Carla’s tuna and tomato oven risotto
Adapted from Carla’s recipe; I halved her original quantity for four modest servings, and added zucchini. I’ve since made it without following quantities too strictly at all; as long as you get the water-to-rice ratio okay (and you can easily remedy that if you don’t), risotto is pretty accommodating.

First, some prep:
  • Bring 250 mls vegie stock and 250 mls water to simmer. Have a kettle of boiled water on standby, in case you need to add more during the cooking process.
  • Take a generous half cup of frozen peas and allow to thaw out (you can zap in microwave or pour boiling water over them, as I did).
  • Grate some zucchini, about a cup’s worth (don’t get too hung about the quantity).
  • And roughly chop some tomatoes, enough to cover the surface of the baking dish you’re going to use (probably three or four, depending too on the size of your tomatoes).
  • While we're at it, dice half a large onion (or a medium one!) and crush three or four garlic cloves (or to your taste).
Now get cooking:
  • Preheat your oven to 180.
  • Melt a small wodge of butter and a slosh of olive oil and gently cook the onion and garlic until soft and translucent.
  • Add ¾ cups arborio rice and stir around to toast for a few minutes.
  • Add hot stock and two 95 gm tins of good quality tuna in oil that you’ve drained.
  • Transfer the risotto to a large baking dish and cover with foil. Pop in the oven and bake for 20 minutes.
  • Remove from oven, remove the foil (if it’s looking a bit dry, add some hot water from the kettle), and bake for another 20 minutes.
  • Remove from oven, stir thru the peas and zucchini (again, if it’s looking a bit dry, add some hot water), top with the tomatoes and drizzle with a little olive oil. Bake for another 20 minutes or until rice is tender.
  • Remove from oven, and serve with a good squeeze of lemon juice, some capers, and some basil. Enjoy.

3 Apr 2014

passionfruit cheesecake slice

Let’s stretch this gorgeous summery weather out for as long as possible. Defiantly bare legs and sundresses — okay, maybe with a scarf around the neck in the morning — before we descend into the full-body armour of winter woollies. And creamy, zingy cheesecake, rich with lemon and tropical passionfruit. What says summer better?

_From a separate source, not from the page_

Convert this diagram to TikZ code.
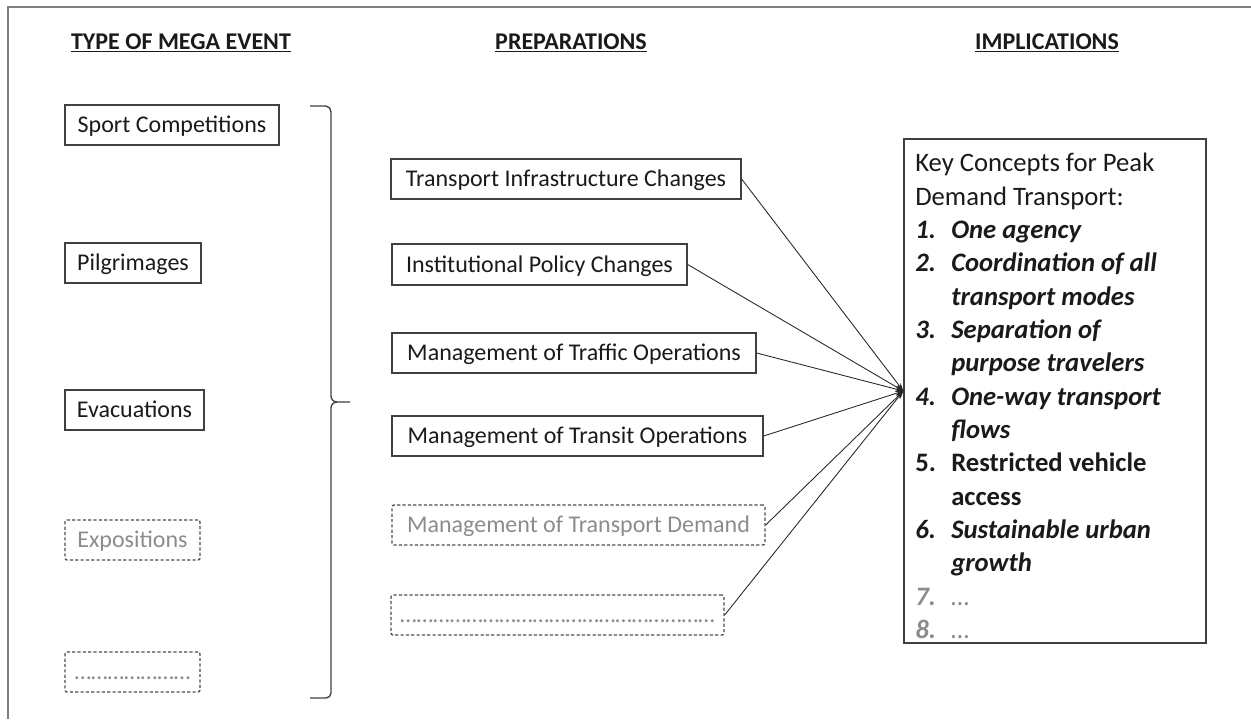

The wonderful thing about this slice — quite besides its whipped clouds of creamy perfection, quite besides this is my first ever cheesecake — is that this petite treat uses only half a block of cream cheese. So you have to make the slice again, quickly, to use the cream cheese before it spoils. I don’t see any problem with that.

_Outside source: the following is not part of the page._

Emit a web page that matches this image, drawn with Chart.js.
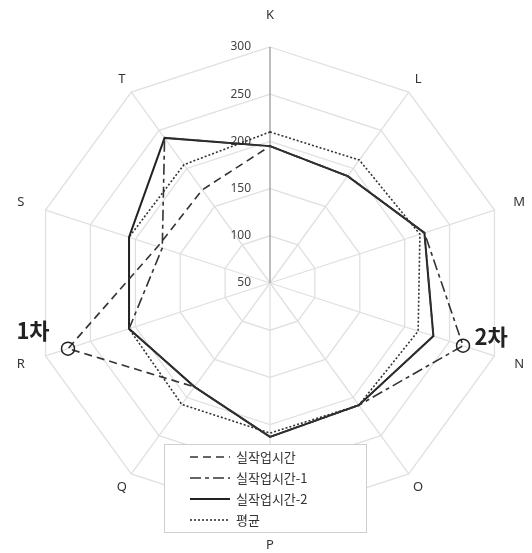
<!DOCTYPE html>
<html><head><meta charset="utf-8">
<script src="https://cdn.jsdelivr.net/npm/chart.js@4/dist/chart.umd.min.js"></script>
<style>html,body{margin:0;padding:0;background:#fff}#wrap{width:532px;height:553px;position:relative}canvas{display:block}</style>
</head><body><div id="wrap"><canvas id="c" width="532" height="553"></canvas></div>
<script>
const categories = ['K','L','M','N','O','P','Q','R','S','T'];
const seriesNames = ['실작업시간','실작업시간-1','실작업시간-2','평균'];
const actual  = [195,190,222,232,210,213,186,275,175,172];
const actual1 = [195,190,222,265,210,213,186,207,170,240];
const actual2 = [195,190,222,232,210,213,186,207,207,240];
const average = [210,211,217,215,210,209,209,207,207,205];
const tickValues = [50,100,150,200,250,300];
const notes = [{text:'1차', series:0, index:7, dx:-35, dy:-18}, {text:'2차', series:1, index:3, dx:28, dy:-9}];

const dashes = [[8,5],[11,4,4,4],[],[2,2]];
const widths = [1.6,1.6,2,1.6];
const colors = ['#333','#333','#222','#333'];
const seriesData = [actual, actual1, actual2, average];
const labelGap = [32, 16, 26, 26, 16, 26, 16, 26, 26, 16];

function markerRadius(s){
  return categories.map((c,i)=> notes.some(n=>n.series===s && n.index===i) ? 6.5 : 0);
}

const datasets = seriesData.map((d,s)=>({
  label: seriesNames[s],
  data: d,
  borderColor: colors[s],
  borderWidth: widths[s],
  borderDash: dashes[s],
  backgroundColor: 'rgba(0,0,0,0)',
  fill: false,
  pointRadius: markerRadius(s),
  pointBackgroundColor: 'rgba(255,255,255,0)',
  pointBorderColor: '#222',
  pointBorderWidth: 1.5,
  tension: 0
}));

const fontCJK = "'Noto Sans CJK KR','Noto Sans',sans-serif";

const labelPlugin = {
  id: 'labelPlugin',
  beforeDatasetsDraw(chart){
    const ctx = chart.ctx; const sc = chart.scales.r;
    ctx.save();
    ctx.fillStyle = '#444';
    ctx.font = "12px 'Noto Sans', sans-serif";
    ctx.textAlign = 'right'; ctx.textBaseline = 'middle';
    tickValues.forEach(v=>{
      const d = sc.getDistanceFromCenterForValue(v);
      ctx.fillText(String(v), sc.xCenter - 19, sc.yCenter - d);
    });
    ctx.fillStyle = '#333';
    ctx.font = "13px 'Noto Sans', sans-serif";
    ctx.textAlign = 'center';
    categories.forEach((c,i)=>{
      const p = sc.getPointPosition(i, sc.drawingArea + labelGap[i]);
      ctx.fillText(c, p.x, p.y);
    });
    ctx.restore();
  },
  afterDraw(chart){
    const ctx = chart.ctx;
    ctx.save();
    ctx.fillStyle = '#222';
    ctx.font = "bold 22px " + fontCJK;
    ctx.textAlign = 'center'; ctx.textBaseline = 'middle';
    notes.forEach(n=>{
      const el = chart.getDatasetMeta(n.series).data[n.index];
      ctx.fillText(n.text, el.x + n.dx, el.y + n.dy);
    });
    const bx = 164.5, by = 444.5, bw = 202, bh = 88;
    ctx.fillStyle = '#fff';
    ctx.fillRect(bx, by, bw, bh);
    ctx.strokeStyle = '#cfcfcf'; ctx.lineWidth = 1;
    ctx.strokeRect(bx, by, bw, bh);
    const rows = [457, 478, 499, 520];
    ctx.font = "13px " + fontCJK;
    ctx.textAlign = 'left'; ctx.textBaseline = 'middle';
    seriesNames.forEach((name,s)=>{
      const y = rows[s];
      ctx.beginPath();
      ctx.setLineDash(dashes[s]);
      ctx.strokeStyle = colors[s]; ctx.lineWidth = widths[s];
      ctx.moveTo(190, y); ctx.lineTo(230, y); ctx.stroke();
      ctx.setLineDash([]);
      ctx.fillStyle = '#333';
      ctx.fillText(name, 236, y);
    });
    ctx.restore();
  }
};

new Chart(document.getElementById('c').getContext('2d'), {
  type: 'radar',
  data: { labels: categories, datasets },
  options: {
    responsive: false, animation: false,
    layout: { padding: { left: 34, right: 26, top: 47, bottom: 34 } },
    plugins: { legend: { display: false }, tooltip: { enabled: false } },
    elements: { line: { borderJoinStyle: 'miter' } },
    scales: { r: {
      min: 50, max: 300,
      ticks: { display: false, stepSize: 50 },
      grid: { color: '#e0e0e0', lineWidth: 1.3 },
      angleLines: { color: c => c.index === 0 ? '#9a9a9a' : '#e0e0e0', lineWidth: 1.3 },
      pointLabels: { display: false }
    } }
  },
  plugins: [labelPlugin]
});
</script></body></html>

I hope you are still enjoying cheesecake weather where you are!

Passionfruit cheesecake slice
Torn from a magazine years ago; no magazine title on the page. The base will be quite hard the first day or two, even if you cook it for the minimum time. But after that, its starts to soften from the topping, and becomes delectably sort of chewy from the coconut. You will need to allow an hour or so for the base to cool before topping it, then it needs chilling time before it can be served. Patience!
  • Preheat your oven to 180 and line a brownie tin with paper.
  • Melt 125 gms butter. Combine 1 cup SR flour, 1 cup desiccated coconut and 1/2 cup sugar in a bowl, then slowly add the melted butter, combining it with a fork. It may appear crumbly.
  • Pour into the brownie tin and again using a fork, spread around the base, firming it up once it is evenly distributed, then finally pressing down with your hand.
  • Pop into the oven and bake for 10-15 minutes until very lightly golden. Allow to cool (leave it in the tin).
  • Now make the cheesecake topping: cream together 125 gms soft cream cheese with a 395 gms tin of sweetened condensed milk and 1/3 cup lemon juice. Once finished, do lick the beaters.
  • Now fold thru ¼ cup of passionfruit pulp*. 
  • Pour over the base and swirl about (yes, you are playing with your food. But it’s so dreamy!). Chill for a few hours until firm, then remove it from the brownie tin (holding the paper lining) and store in a container in the fridge.
* You can omit the passionfruit and use other fruit as I did the second time I made this (to use the other half of the cream cheese block), such as berries. You may want to scatter these on top of the filling once it is on the base.